The Orlando Housing Authority's Housing Choice Voucher program — commonly called Section 8 — currently has a waitlist that has been closed to new applicants since March 2025. The nonprofit Pathlight HOME, which operates affordable units in the Pine Hills and Mercy Drive corridors on the city's west side, reported in its 2025 annual summary that it turned away more than 1,400 applicants for fewer than 200 available units. The supply-demand math is punishing.
Buying isn't a clean escape route either. On a $390,000 purchase with a 5% down payment, the monthly principal and interest payment alone runs about $2,470. Add property taxes averaging $4,200 a year in Orange County, homeowner's insurance — which has surged in Florida, with some carriers citing 2024 storm exposure — and HOA fees common in developments like those off South Semoran Boulevard near the 417, and total monthly housing costs clear $3,100 easily. To keep that under 30% of gross income, a buyer needs to earn roughly $124,000 a year. That rules out the majority of Orlando households.
Financial counselors at the Central Florida Urban League on West Colonial Drive advise clients to apply the 30% rule to net income — take-home pay after taxes — not gross, which offers a more honest picture of what is affordable month to month. On that calculation, the threshold tightens further, and the urgency to find a subsidy, a roommate, or a lower-cost submarket becomes clearer.

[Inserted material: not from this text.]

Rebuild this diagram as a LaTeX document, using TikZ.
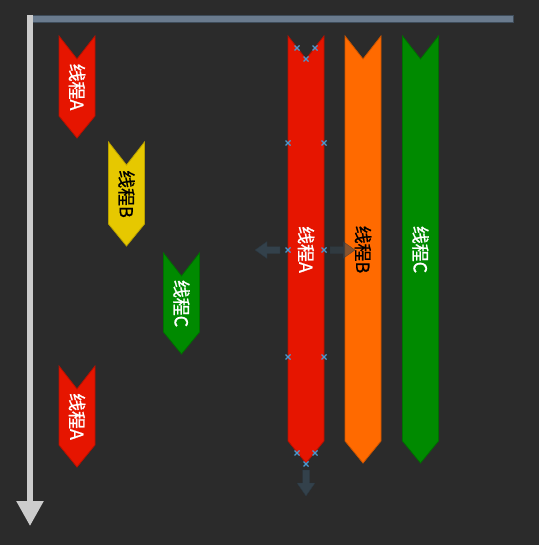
\documentclass[tikz,border=0pt]{standalone}
\usepackage{fontspec}
\newfontfamily\cjk[FakeBold=1]{Noto Sans CJK SC}
\usetikzlibrary{arrows.meta}

\definecolor{bgdark}{HTML}{2B2B2B}
\definecolor{barblue}{HTML}{6A7B8E}
\definecolor{barline}{HTML}{3E4C5A}
\definecolor{axisgray}{HTML}{CCCCCC}
\definecolor{thrred}{HTML}{E61500}
\definecolor{throrange}{HTML}{FF6A00}
\definecolor{thrgreen}{HTML}{008A00}
\definecolor{thryellow}{HTML}{E6C800}
\definecolor{hdlblue}{HTML}{4A9AD0}
\definecolor{movearrow}{HTML}{34444F}

\tikzset{
  thread/.style={font=\cjk\fontsize{18}{18}\selectfont, rotate=-90, inner sep=0pt},
  hdl/.style={draw=hdlblue, line width=1.4pt},
  mover/.style={fill=movearrow, draw=movearrow!80!black, opacity=0.9}
}

% chevron: name, left x, top y, bottom y, colour
\newcommand\chev[5]{%
  \path[fill=#5, draw=#5!80!black, line width=0.8pt]
    (#2,#3) -- ({#2+18},{#3+23}) -- ({#2+36},#3) -- ({#2+36},{#4-22})
    -- ({#2+18},#4) -- (#2,{#4-22}) -- cycle;
  \coordinate (#1) at ({#2+18},{(#3+#4)/2});
}
% selection handle
\newcommand\hdlmark[2]{%
  \draw[hdl] ({#1-2.5},{#2-2.5}) -- ({#1+2.5},{#2+2.5}) ({#1-2.5},{#2+2.5}) -- ({#1+2.5},{#2-2.5});
}

\begin{document}
\begin{tikzpicture}[x=1bp,y=-1bp]
  \fill[bgdark] (0,0) rectangle (539,545);
  \useasboundingbox (0,0) rectangle (539,545);

  % axes
  \fill[barblue, draw=barline, line width=0.8pt] (28,15.5) rectangle (513,22.5);
  \coordinate (top) at (30,15);
  \coordinate (bot) at (30,526);
  \draw[axisgray, line width=5.5pt, -{Triangle[width=26bp, length=25bp]}] (top) -- (bot);

  % short threads
  \chev{a1}{59}{36}{138}{thrred}
  \chev{b1}{108.5}{142}{246}{thryellow}
  \chev{c1}{163.5}{253}{354}{thrgreen}
  \chev{a2}{59}{366}{467}{thrred}
  \node[thread, text=white] (ta1) at (a1) {线程A};
  \node[thread, text=black] (tb1) at (b1) {线程B};
  \node[thread, text=white] (tc1) at (c1) {线程C};
  \node[thread, text=white] (ta2) at (a2) {线程A};

  % long threads
  \chev{la}{288}{36}{463}{thrred}
  \chev{lb}{345}{36}{463}{throrange}
  \chev{lc}{402.5}{36}{463}{thrgreen}

  % move arrows
  \path[mover] (280,246.5) -- (267,246.5) -- (267,241.5) -- (255,250) -- (267,258.5)
    -- (267,253.5) -- (280,253.5) -- cycle;
  \path[mover, opacity=0.6] (330,246.5) -- (343,246.5) -- (343,241.5) -- (355,250) -- (343,258.5)
    -- (343,253.5) -- (330,253.5) -- cycle;
  \path[mover] (302.5,470) -- (309.5,470) -- (309.5,483) -- (315,483) -- (306,496)
    -- (297,483) -- (302.5,483) -- cycle;

  \node[thread, text=white] (tla) at (la) {线程A};
  \node[thread, text=black] (tlb) at (lb) {线程B};
  \node[thread, text=white] (tlc) at (lc) {线程C};

  % handles
  \foreach \hx/\hy in {297/48, 315/48, 306/59, 288/143, 324/143, 288/250, 324/250,
                       288/357, 324/357, 297/453, 315/453, 306/464}
    {\hdlmark{\hx}{\hy}}
\end{tikzpicture}
\end{document}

Submarkets still offering relative relief include parts of Pine Castle, south of the Florida Mall off South Orange Blossom Trail, where some two-bedroom units list below $1,700. Apopka, roughly 18 miles northwest of downtown, still has pockets of inventory under $1,600, though prices there moved up nearly 8% in the 12 months ending May 2026, per Zillow's metro-level index.

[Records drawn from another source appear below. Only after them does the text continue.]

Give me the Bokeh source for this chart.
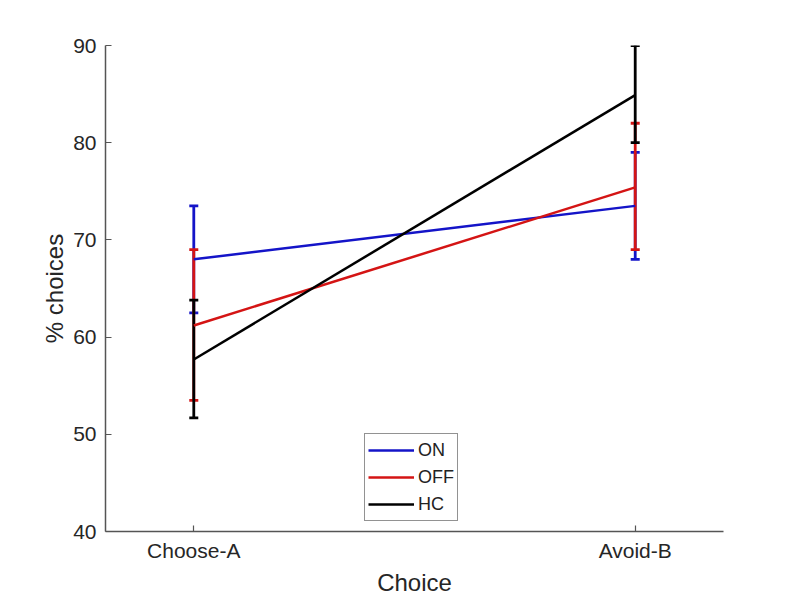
from bokeh.plotting import figure
from bokeh.models import ColumnDataSource, Whisker, TeeHead, FixedTicker, Legend, LegendItem, Range1d
from bokeh.embed import file_html
from bokeh.resources import INLINE

categories = ["Choose-A", "Avoid-B"]
xpos = [1, 2]
series_names = ["ON", "OFF", "HC"]
on_mean = [68.0, 73.5]
on_lower = [62.5, 68.0]
on_upper = [73.5, 79.0]
off_mean = [61.2, 75.4]
off_lower = [53.5, 69.0]
off_upper = [69.0, 82.0]
hc_mean = [57.7, 84.9]
hc_lower = [51.7, 80.0]
hc_upper = [63.8, 90.0]
y_ticks = [40, 50, 60, 70, 80, 90]
colors = ["#1414c8", "#d41414", "#000000"]

FONT = "Liberation Sans"

p = figure(width=792, height=600, output_backend="svg", toolbar_location=None,
           x_range=Range1d(0.8, 2.2), y_range=Range1d(40, 90),
           min_border_left=105, min_border_right=69, min_border_top=45, min_border_bottom=69)
p.outline_line_color = None
p.grid.visible = False
p.background_fill_color = "white"
p.border_fill_color = "white"

means = [on_mean, off_mean, hc_mean]
lowers = [on_lower, off_lower, hc_lower]
uppers = [on_upper, off_upper, hc_upper]

items = []
for name, m, lo, hi, c in zip(series_names, means, lowers, uppers, colors):
    src = ColumnDataSource(dict(x=xpos, y=m, lower=lo, upper=hi))
    w = Whisker(base="x", lower="lower", upper="upper", source=src, dimension="height",
                line_color=c, line_width=2.8,
                upper_head=TeeHead(size=9, line_color=c, line_width=2.8),
                lower_head=TeeHead(size=9, line_color=c, line_width=2.8))
    p.add_layout(w)
    r = p.line("x", "y", source=src, line_color=c, line_width=2.5)
    items.append(LegendItem(label=name, renderers=[r]))

legend = Legend(items=items, location=(259, 10), glyph_width=46, glyph_height=26,
                label_height=26, spacing=1, padding=3, margin=0, label_standoff=4,
                label_text_font=FONT, label_text_font_size="18px", label_text_color="#222222",
                border_line_color="#262626", border_line_width=1, background_fill_alpha=1)
p.add_layout(legend, "center")

for ax in [p.xaxis[0], p.yaxis[0]]:
    ax.axis_line_color = "#555555"
    ax.axis_line_width = 1.5
    ax.major_tick_line_color = "#555555"
    ax.major_tick_line_width = 1.2
    ax.major_tick_in = 6
    ax.major_tick_out = 0
    ax.minor_tick_line_color = None
    ax.major_label_text_font = FONT
    ax.major_label_text_font_size = "21px"
    ax.major_label_text_color = "#262626"
    ax.axis_label_text_font = FONT
    ax.axis_label_text_font_size = "24px"
    ax.axis_label_text_font_style = "normal"
    ax.axis_label_text_color = "#262626"

p.xaxis.ticker = FixedTicker(ticks=xpos)
p.xaxis.major_label_overrides = {x: c for x, c in zip(xpos, categories)}
p.xaxis.axis_label = "Choice"
p.xaxis.major_label_standoff = 7
p.xaxis.axis_label_standoff = 4
p.yaxis.ticker = FixedTicker(ticks=y_ticks)
p.yaxis.axis_label = "% choices"
p.yaxis.major_label_standoff = 9
p.yaxis.axis_label_standoff = 2

open("out.html", "w").write(file_html(p, INLINE))
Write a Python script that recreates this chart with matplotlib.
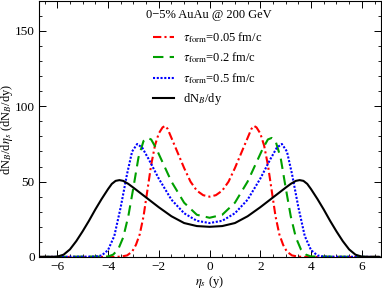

Florida's State Apartment Incentive Loan program, known as SAIL, has a 2026 funding round that closes in September. Developers who successfully apply could deliver new affordable units by late 2028 — a timeline that offers little comfort to a renter signing a lease renewal today. The practical advice for now: know your actual number before you sign anything. Take your gross monthly income, multiply by 0.30, and treat that figure as a ceiling. If the rent is above it, you are not looking at a temporary squeeze. You are looking at a structural shortfall that compounds every month it continues.